Most recently, Trump shared an AI-generated image of himself with the caption “Chipocolypse Now,” threatening deportations in the city.
Most recently, Trump shared an AI-generated image of himself with the caption “Chipocolypse Now,” threatening deportations in the city.
President Donald Trump is no stranger to posting memes. Most recently, he seemed to be trolling Democrats with AI-generated images riffing on the 1979 film “Apocalypse Now” and the polarizing American Eagle ad campaign, inserting himself as the crazy Colonel Bill Kilgore and the provocatively posed Sydeny Sweeney, respectively.
Memes have been on his radar and a part of his broader strategy since 2015 — prior to his first presidency.
It wasn’t long after Trump announced his first presidential campaign when he started to associate himself with meme culture. As early as the summer 2015, the Trump campaign team was keeping a close eye on Trump pop culture buzz and sites like 4chan — an anonymous internet forum — trawling for content that could boost the clout of the campaign.
This would come to be known online as the “Great Meme War,” a battle for the young, white male voting block. Many who have analyzed this campaign claim the use of memes to win over this group was a decisive factor in Trump’s 2016 victory over then Secretary of State Hillary Clinton.
The online “Meme War” was largely fought by individual accounts which would post pro-Trump content en masse on platforms like X, formerly known as Twitter, at pivotal moments in the campaigns.
These accounts would post about the “#trumptrain” and Pepe the Frog — a meme closely related to alt-right communities — to associate Trump with a younger, edgier audience.
But now, in 2025, things are different. While Trump used memes in his first term to capture and retain an untapped source of political support, his second term has leveraged memes as a powerful propaganda tool against the American public and in doing so shifted the American cultural sphere further right.
Since Trump’s return to the presidency, social media accounts associated with the Trump administration have been pumping out memes aimed at a broader audience than the professional political sphere.
These posts range between the Department of Homeland Security tweeting a soyjack’s vs a chad’s reaction to an ICE arrest — the former appearing horrified, the latter delighted — and the White House official instagram posting an AI-generated hispanic “deported edition” Labubu with the caption, “WTF. Maybe Labubus are demonic.”
These are shocking posts coming from government accounts, but the shock value is what makes them so powerful.
The posts are intentionally edgy, pushing the envelope on topics in ways many would deem distasteful. This tactic is straight from the alt-right playbook.

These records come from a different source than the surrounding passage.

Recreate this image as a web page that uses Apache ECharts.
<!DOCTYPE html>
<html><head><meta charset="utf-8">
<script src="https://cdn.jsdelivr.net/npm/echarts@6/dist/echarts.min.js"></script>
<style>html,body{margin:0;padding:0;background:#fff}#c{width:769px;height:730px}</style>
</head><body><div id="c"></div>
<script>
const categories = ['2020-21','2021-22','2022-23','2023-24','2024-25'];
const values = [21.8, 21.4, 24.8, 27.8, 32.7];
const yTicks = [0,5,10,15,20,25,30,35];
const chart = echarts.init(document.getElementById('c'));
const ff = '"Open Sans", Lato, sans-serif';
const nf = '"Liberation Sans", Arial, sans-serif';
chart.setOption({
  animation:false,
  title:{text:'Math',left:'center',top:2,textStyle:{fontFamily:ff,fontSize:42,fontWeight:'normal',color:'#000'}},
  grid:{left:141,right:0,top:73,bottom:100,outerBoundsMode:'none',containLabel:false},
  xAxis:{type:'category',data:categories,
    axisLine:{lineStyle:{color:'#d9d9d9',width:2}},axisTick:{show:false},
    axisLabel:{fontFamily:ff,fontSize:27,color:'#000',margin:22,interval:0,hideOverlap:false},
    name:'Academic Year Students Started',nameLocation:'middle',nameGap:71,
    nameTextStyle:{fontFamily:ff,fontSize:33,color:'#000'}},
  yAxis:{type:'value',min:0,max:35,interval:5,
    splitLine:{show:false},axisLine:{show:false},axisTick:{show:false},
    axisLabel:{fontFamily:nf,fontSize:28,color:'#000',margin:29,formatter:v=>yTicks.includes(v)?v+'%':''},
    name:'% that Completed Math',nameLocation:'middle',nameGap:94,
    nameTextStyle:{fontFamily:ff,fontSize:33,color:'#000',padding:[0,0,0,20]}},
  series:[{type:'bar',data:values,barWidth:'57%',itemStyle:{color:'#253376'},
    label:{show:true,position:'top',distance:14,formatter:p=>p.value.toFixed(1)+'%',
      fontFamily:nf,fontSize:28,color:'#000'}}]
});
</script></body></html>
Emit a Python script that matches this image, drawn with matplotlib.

A 2024 publication by the Dutch government’s counterterrorism arm, NCCS, showed most memes which come out of the far-right are only considered “borderline content,” meaning it is hard for social media companies to regulate these types of posts.
Not only does hiding in the grey area allow these posts to remain online, but it also generates a veil of irony for Trump’s administration to hide behind when pushing a boundary too fast.
Take the “Chipocalypse Now” post from Trump’s TruthSocial account for example. Facing swift backlash from this post, border czar Mike Homan scurried to tell CBS they were taking Trump’s words “out of context,” insinuating Democrats were taking a joke too seriously.
Regardless of whether the post was meant in earnest or not, the effect was the same. As an ISD global report shows, such repeated exposure to “increasingly malign content concealed as ironic parody” will cement alt-right ideologies into America’s collective social consciousness.
In other words, what’s inflammatory today becomes normal tomorrow, and the cycle repeats.
Since 2020, America has shifted dramatically rightward, thanks in no small part to the contributions of Trump’s social media endeavors.
Billy McLaughlin, Trump’s director of digital content, stated this clearly in his guest essay for Fox News titled, “I Made Memes for the White House.” He writes the administration’s meme-focused content strategy “was a frontline tool for shaping narratives” and changing the way Americans see fundamental issues.
And so far, it’s worked. Since January, the Trump administration’s social media platforms have gained more than 16 million new followers — a majority of which are coming from younger Americans aged 18-34. These figures are a clear indication of how effective this strategy has been at radicalizing the American public, in particular the youth, toward alt-right ideologies.
These trends are alarming, and it would be foolish to suggest the American public is equipped to face this new socio-political threat. As the country grows more politically polarized by the day, pushing against this rightward thrust could prove just as explosive as ceding to it.
So, how do we untie this knot? Given the unprecedented nature of the dilemma, there is little consensus on what the path forward will look like. Now more than ever, Americans need to think critically about the content that they are consuming on social media — especially if the post seems inconspicuous at first.
In 2025, memes are no longer just jokes. They have become Trojan horses.